Prozess 42-Jähriger von Vorwürfen der häuslichen Gewalt freigesprochen

SDA

17.9.2020 - 11:13

«Im Zweifel für den Angeklagten»: Das Bezirksgericht Kreuzlingen sprach einen 42-jährigen Schweizer von sämtlichen Vorwürfen betreffend häusliche Gewalt frei. (Symbolbild)
«Im Zweifel für den Angeklagten»: Das Bezirksgericht Kreuzlingen sprach einen 42-jährigen Schweizer von sämtlichen Vorwürfen betreffend häusliche Gewalt frei. (Symbolbild)
Source: KEYSTONE/LUIS BERG

Das Bezirksgericht Kreuzlingen hat einen 42-jährigen Mann von sämtlichen Vorwürfen betreffend häusliche Gewalt freigesprochen. Dabei berief es sich in seinem am Donnerstag veröffentlichten Urteil auf den Grundsatz «Im Zweifel für den Angeklagten».

Die Hauptverhandlung vor dem Bezirksgericht fand im April 2020 statt. Beschuldigt war der Schweizer der mehrfachen Vergewaltigung und Nötigung, der Schändung, Körperverletzung und Drohung. Als Privatklägerin trat die Lebenspartnerin des Beschuldigten auf.

Das Gericht sprach nun den Beschuldigten von sämtlichen Vorwürfen frei. Für die abgeseesene Untersuchungshaft erhält er eine Genugtuung, zudem eine Entschädigung für seine Anwaltskosten. Die Zivilforderungen der Frau wies da Gericht ab.

«Vier-Augen-Delikt»

Die Vorfälle sollen laut Anklage im Herbst 2016 in der gemeinsamen Wohnung des Paares stattgefunden haben. Fälle von häuslicher Gewalt sind im Allgemeinen so genannte Vier-Augen-Delikte, das heisst, es gibt keine Dritten als Augenzeugen – das Gericht muss sich für sein Urteil auf die Aussagen der direkt Beteiligten stützen.

In seinen Ausführungen weist das Gericht darauf hin, ein Schuldspruch dürfe «nie auf blosser Wahrscheinlichkeit» beruhen. Er dürfe nur erfolgen, wenn die Schuld «mit hinreichender Sicherheit erwiesen» sei.

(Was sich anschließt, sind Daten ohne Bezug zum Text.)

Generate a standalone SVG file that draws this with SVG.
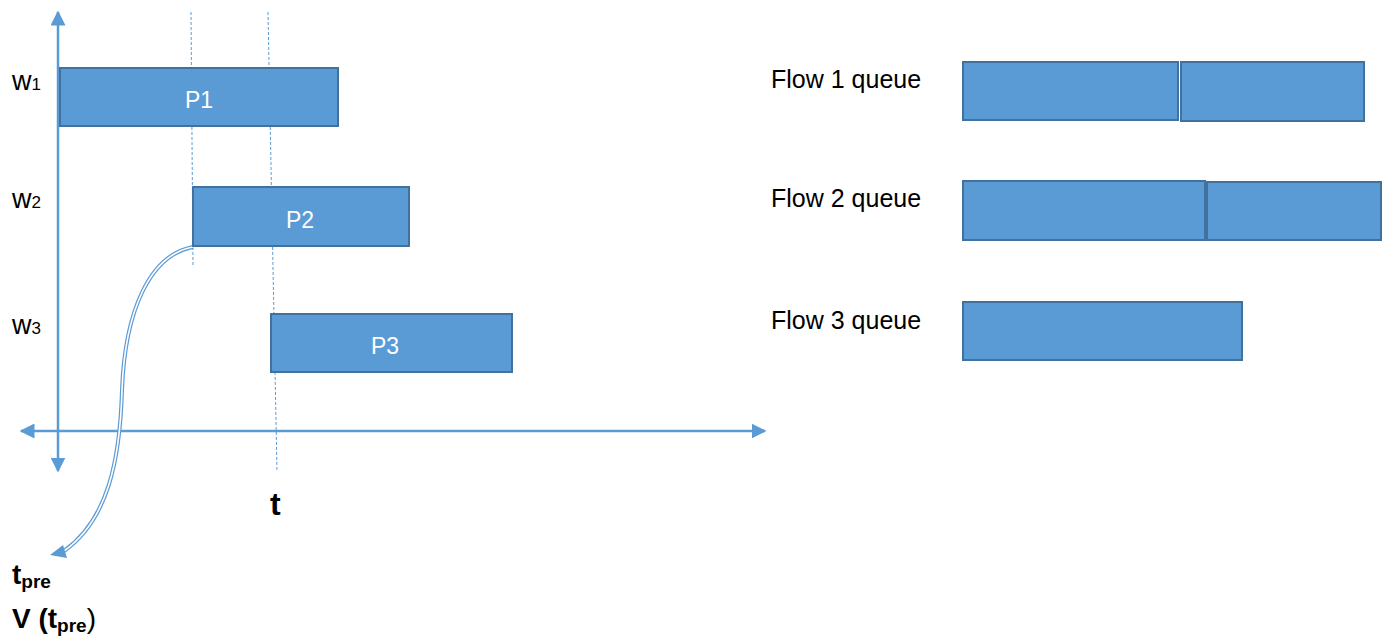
<svg xmlns="http://www.w3.org/2000/svg" width="1387" height="637" viewBox="0 0 1387 637">
<defs>
<style>
.box{fill:#5B9BD5;stroke:#41719C;stroke-width:2}
.axis{stroke:#5B9BD5;stroke-width:2.5;fill:none}
.dash{stroke:#5B9BD5;stroke-width:1;stroke-dasharray:3 2;fill:none}
.lbl{font-family:"Liberation Sans",Arial,sans-serif;font-size:27px;fill:#000}
.flow{font-family:"Liberation Sans",Arial,sans-serif;font-size:25px;fill:#000}
.in{font-family:"Liberation Sans",Arial,sans-serif;font-size:23px;fill:#fff;text-anchor:middle}
.bold{font-family:"Liberation Sans",Arial,sans-serif;font-weight:bold;font-size:28px;fill:#000}
</style>
<marker id="ah" viewBox="0 0 10 10" refX="9" refY="5" markerWidth="6" markerHeight="6" markerUnits="strokeWidth" orient="auto-start-reverse">
<path d="M0,0 L10,5 L0,10 Z" fill="#5B9BD5"/>
</marker>
</defs>
<g id="connectors">
<line class="dash" x1="191" y1="12" x2="193" y2="265"/>
<line class="dash" x1="268" y1="12" x2="277" y2="472"/>
<line id="y-axis" class="axis" x1="58" y1="12" x2="58" y2="471" marker-start="url(#ah)" marker-end="url(#ah)"/>
<line id="x-axis" class="axis" x1="21" y1="431" x2="765" y2="431" marker-start="url(#ah)" marker-end="url(#ah)"/>
<path d="M193,247 C150,255 125,310 122,390 C120,460 108,520 64,551" fill="none" stroke="#5B9BD5" stroke-width="4"/>
<path d="M193,247 C150,255 125,310 122,390 C120,460 108,520 64,551" fill="none" stroke="#fff" stroke-width="1.6"/>
<polygon points="50,555 63,545 67,558" fill="#5B9BD5"/>
</g>
<g id="P1"><rect class="box" x="60" y="68" width="278" height="58"/><text class="in" x="199" y="108">P1</text></g>
<g id="P2"><rect class="box" x="193" y="187" width="216" height="59"/><text class="in" x="300" y="228">P2</text></g>
<g id="P3"><rect class="box" x="271" y="314" width="241" height="58"/><text class="in" x="385" y="354">P3</text></g>
<g id="w-labels">
<text class="lbl" x="12" y="90">w<tspan style="font-size:17px">1</tspan></text>
<text class="lbl" x="12" y="208">w<tspan style="font-size:17px">2</tspan></text>
<text class="lbl" x="12" y="334">w<tspan style="font-size:17px">3</tspan></text>
</g>
<g id="t-label"><text class="bold" x="270" y="515" style="font-size:32px">t</text></g>
<g id="tpre-label">
<text class="bold" x="12" y="584">t<tspan style="font-size:19px" dy="4">pre</tspan></text>
<text class="bold" x="12" y="628">V (t<tspan style="font-size:19px" dy="4">pre</tspan><tspan dy="-4" style="font-weight:normal">)</tspan></text>
</g>
<g id="flow1">
<text class="flow" x="771" y="88">Flow 1 queue</text>
<rect class="box" x="963" y="62" width="215" height="58"/>
<rect class="box" x="1181" y="62" width="183" height="59"/>
</g>
<g id="flow2">
<text class="flow" x="771" y="207">Flow 2 queue</text>
<rect class="box" x="963" y="181" width="242" height="59"/>
<rect class="box" x="1207" y="182" width="174" height="58"/>
</g>
<g id="flow3">
<text class="flow" x="771" y="329">Flow 3 queue</text>
<rect class="box" x="963" y="302" width="279" height="58"/>
</g>
</svg>
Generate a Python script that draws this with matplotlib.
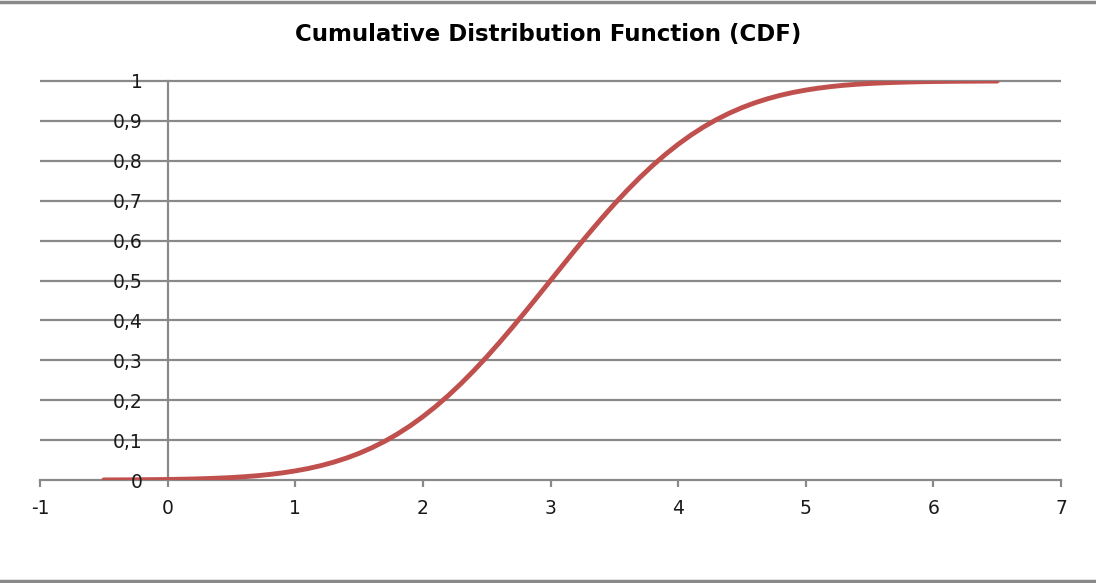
import matplotlib.pyplot as plt
from matplotlib.lines import Line2D

plt.rcParams['axes.unicode_minus'] = False

x_vals = [-0.5, -0.4, -0.3, -0.2, -0.1, 0.0, 0.1, 0.2, 0.3, 0.4,
          0.5, 0.6, 0.7, 0.8, 0.9, 1.0, 1.1, 1.2, 1.3, 1.4,
          1.5, 1.6, 1.7, 1.8, 1.9, 2.0, 2.1, 2.2, 2.3, 2.4,
          2.5, 2.6, 2.7, 2.8, 2.9, 3.0, 3.1, 3.2, 3.3, 3.4,
          3.5, 3.6, 3.7, 3.8, 3.9, 4.0, 4.1, 4.2, 4.3, 4.4,
          4.5, 4.6, 4.7, 4.8, 4.9, 5.0, 5.1, 5.2, 5.3, 5.4,
          5.5, 5.6, 5.7, 5.8, 5.9, 6.0, 6.1, 6.2, 6.3, 6.4, 6.5]
cdf_vals = [0.0002, 0.0003, 0.0005, 0.0007, 0.0010, 0.0013, 0.0019, 0.0026, 0.0035, 0.0047,
            0.0062, 0.0082, 0.0107, 0.0139, 0.0179, 0.0228, 0.0287, 0.0359, 0.0446, 0.0548,
            0.0668, 0.0808, 0.0968, 0.1151, 0.1357, 0.1587, 0.1841, 0.2119, 0.2420, 0.2743,
            0.3085, 0.3446, 0.3821, 0.4207, 0.4602, 0.5000, 0.5398, 0.5793, 0.6179, 0.6554,
            0.6915, 0.7257, 0.7580, 0.7881, 0.8159, 0.8413, 0.8643, 0.8849, 0.9032, 0.9192,
            0.9332, 0.9452, 0.9554, 0.9641, 0.9713, 0.9772, 0.9821, 0.9861, 0.9893, 0.9918,
            0.9938, 0.9953, 0.9965, 0.9974, 0.9981, 0.9987, 0.9990, 0.9993, 0.9995, 0.9997, 0.9998]
x_ticks = [-1, 0, 1, 2, 3, 4, 5, 6, 7]
y_ticks = [0, 0.1, 0.2, 0.3, 0.4, 0.5, 0.6, 0.7, 0.8, 0.9, 1]
y_labels = ['0', '0,1', '0,2', '0,3', '0,4', '0,5', '0,6', '0,7', '0,8', '0,9', '1']

GRAY = '#898989'
RED = '#C0504D'

fig = plt.figure(figsize=(10.96, 5.83), dpi=100)
ax = fig.add_axes([40 / 1096, 1 - 480 / 583, 1021 / 1096, 399 / 583])

ax.set_xlim(-1, 7)
ax.set_ylim(0, 1)

# horizontal gridlines, under the curve
ax.hlines(y_ticks[1:], x_ticks[0], x_ticks[-1], color=GRAY, lw=1.6,
          zorder=1, clip_on=False)

ax.plot(x_vals, cdf_vals, color=RED, lw=3.5, solid_capstyle='round', zorder=2)

ax.set_yticks(y_ticks)
ax.set_yticklabels(y_labels)
ax.set_xticks(x_ticks)
ax.xaxis.set_zorder(2.5)
ax.yaxis.set_zorder(2.5)

# y axis sits at x = 0, labels to the left of it
ax.spines['left'].set_position(('data', 0))
ax.spines['left'].set_color(GRAY)
ax.spines['left'].set_linewidth(1.6)
ax.spines['left'].set_zorder(1.5)
ax.spines['top'].set_visible(False)
ax.spines['right'].set_visible(False)
ax.spines['bottom'].set_color(GRAY)
ax.spines['bottom'].set_linewidth(1.6)
ax.spines['bottom'].set_zorder(1.5)
ax.tick_params(axis='y', length=0, pad=18, labelsize=13.5, labelcolor='#1a1a1a')
ax.tick_params(axis='x', length=5, width=1.6, color=GRAY, pad=9,
               labelsize=13.5, labelcolor='#1a1a1a')

fig.text(0.5, 1 - 35 / 583, 'Cumulative Distribution Function (CDF)',
         ha='center', va='center', fontsize=16.5, fontweight='bold',
         family='DejaVu Sans')

# frame lines of the original chart area
fig.add_artist(Line2D([0, 1], [1 - 1.5 / 583, 1 - 1.5 / 583], color=GRAY, lw=2.5))
fig.add_artist(Line2D([0, 1], [1 - 581 / 583, 1 - 581 / 583], color=GRAY, lw=2.5))

fig.savefig('out.png', dpi=100)
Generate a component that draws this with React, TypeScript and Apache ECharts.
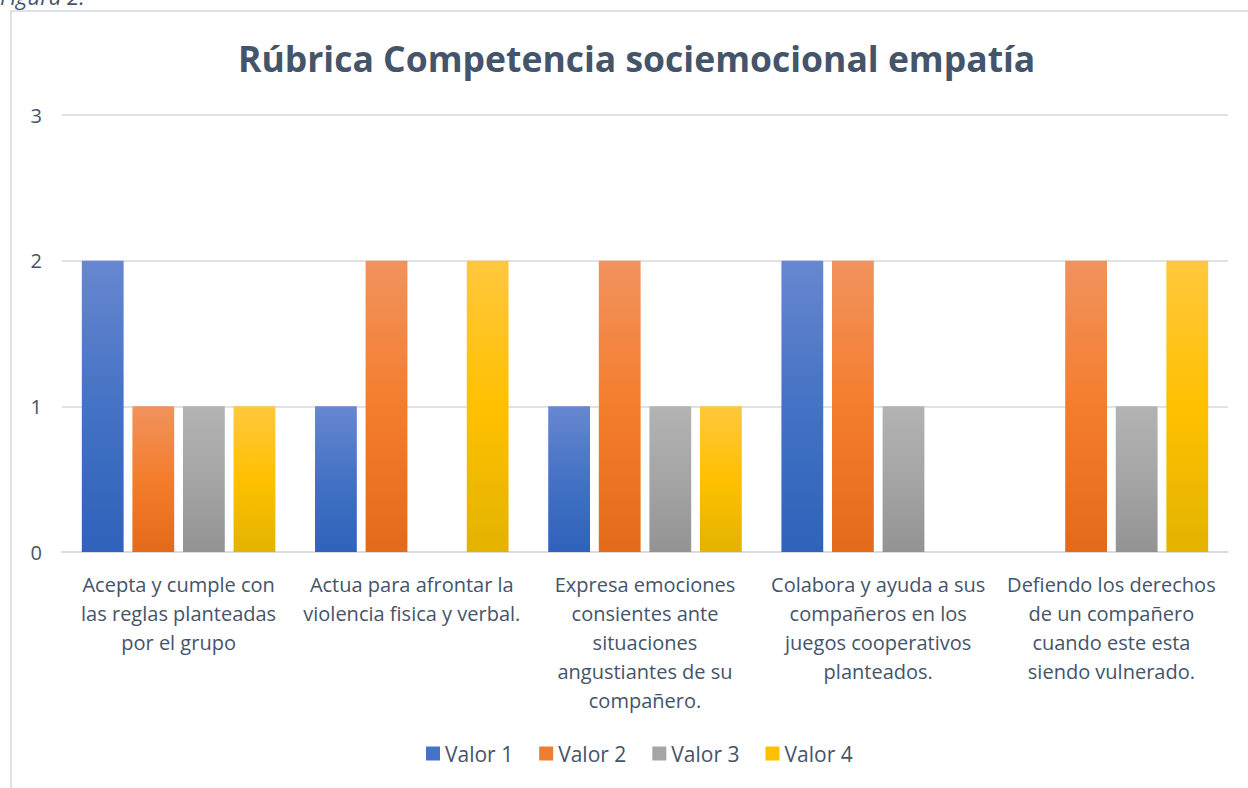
import React, { useEffect, useRef } from "react";
import * as echarts from "echarts";

const categories = [
  "Acepta y cumple con\nlas reglas planteadas\npor el grupo",
  "Actua para afrontar la\nviolencia fisica y verbal.",
  "Expresa emociones\nconsientes ante\nsituaciones\nangustiantes de su\ncompañero.",
  "Colabora y ayuda a sus\ncompañeros en los\njuegos cooperativos\nplanteados.",
  "Defiendo los derechos\nde un compañero\ncuando este esta\nsiendo vulnerado.",
];
const seriesNames = ["Valor 1", "Valor 2", "Valor 3", "Valor 4"];
const valor1 = [2, 1, 1, 2, 0];
const valor2 = [1, 2, 2, 2, 2];
const valor3 = [1, 0, 1, 1, 1];
const valor4 = [1, 2, 1, 0, 2];
const yTicks = [0, 1, 2, 3];

const gradients = [
  ["#6787D0", "#4472C4", "#2F62BA"],
  ["#F1925E", "#F47D2C", "#E36A18"],
  ["#B3B3B3", "#A5A5A5", "#939393"],
  ["#FFC83D", "#FFC000", "#E3B300"],
];
const legendColors = ["#4472C4", "#ED7D31", "#A5A5A5", "#FFC000"];

const FONT = "'Open Sans', 'Noto Sans', sans-serif";
const TEXT = "#44546A";

export default function App() {
  const ref = useRef<HTMLDivElement>(null);
  useEffect(() => {
    document.body.style.margin = "0";
    const chart = echarts.init(ref.current!, null, { renderer: "svg" });
    const data = [valor1, valor2, valor3, valor4];
    chart.setOption({
      animation: false,
      backgroundColor: "#ffffff",
      textStyle: { fontFamily: FONT },
      title: {
        text: "Rúbrica Competencia sociemocional empatía",
        left: 233,
        top: 35,
        textStyle: { fontFamily: FONT, fontSize: 35.5, fontWeight: "bold", color: TEXT },
      },
      graphic: [
        {
          type: "rect",
          shape: { x: 11, y: 11, width: 1250, height: 800 },
          style: { fill: "none", stroke: "#DDE2EA", lineWidth: 2 },
          silent: true,
        },
        {
          type: "text",
          x: 0,
          y: -15,
          style: { text: "Figura 2.", font: `italic 22px ${FONT}`, fill: TEXT },
        },
      ],
      legend: {
        bottom: 19,
        left: 421,
        itemWidth: 14,
        itemHeight: 14,
        itemGap: 26,
        icon: "rect",
        textStyle: { fontFamily: FONT, fontSize: 21, color: TEXT, padding: [0, 0, 0, 0] },
        data: seriesNames.map((n, i) => ({ name: n, itemStyle: { color: legendColors[i] } })),
      },
      grid: { left: 62, right: 20, top: 115, bottom: 236 },
      xAxis: {
        type: "category",
        data: categories,
        axisLine: { show: true, lineStyle: { color: "#D9D9D9", width: 1.5 } },
        axisTick: { show: false },
        axisLabel: {
          interval: 0,
          fontFamily: FONT,
          fontSize: 20,
          color: TEXT,
          lineHeight: 29,
          margin: 18,
        },
      },
      yAxis: {
        type: "value",
        min: yTicks[0],
        max: yTicks[yTicks.length - 1],
        interval: 1,
        axisLine: { show: false },
        axisTick: { show: false },
        splitLine: { lineStyle: { color: "#D9D9D9", width: 1.5 } },
        axisLabel: { fontFamily: FONT, fontSize: 20, color: TEXT, margin: 20 },
      },
      series: seriesNames.map((name, i) => ({
        name,
        type: "bar",
        data: data[i],
        barGap: "21%",
        barCategoryGap: "17%",
        itemStyle: {
          color: new echarts.graphic.LinearGradient(0, 0, 0, 1, [
            { offset: 0, color: gradients[i][0] },
            { offset: 0.5, color: gradients[i][1] },
            { offset: 1, color: gradients[i][2] },
          ]),
        },
      })),
    });
    return () => chart.dispose();
  }, []);
  return <div ref={ref} style={{ width: 1248, height: 788 }} />;
}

Von diesen Grundsätzen dürfe auch nicht abgewichen werden mit der Begründung, dass sich «das Opfer einer Straftat manchmal in einem eigentlichen Beweisnotstand befindet». Das bedeute keine automatischen Freisprüche in solchen Fällen. Für einen Schuldspruch müssen jedoch die Aussagen des Opfers eine sehr hohe, jene des oder der Beschuldigten eine sehr tiefe Validität aufweisen.

Aussagen nicht glaubhaft

Die Kreuzlinger Richter kamen nun zum Schluss, die Aussagen der Frau, auch sie Schweizerin, seien «insgesamt als nicht glaubhaft zu qualifizieren», wie es im Urteil heisst. Sie habe «das Kerngeschehen weder gleichbleibend noch in sich schlüssig oder folgerichtig» geschildert. Teils hätten ihre Aussagen gar nachweislich den Fakten widersprochen.

Der Beschuldigte hatte alle Vorwürfe zurückgewiesen. Auch seine Aussagen vermochten die Richterinnen und Richter «nicht restlos zu überzeugen». Sie wiesen aber «weniger Widersprüche, mehr Realitätsmerkmale und Detailreichtum» auf, als jene der Frau. Es könne «nicht zweifelsfrei ausgeschlossen werden», dass seine Schilderungen der Ereignisse zuträfen, so das Urteil.

Das Urteil ist noch nicht rechtskräftig. Die Staatsanwältin hatte Schuldsprüche und eine fünfjährige Freiheitsstrafe gefordert.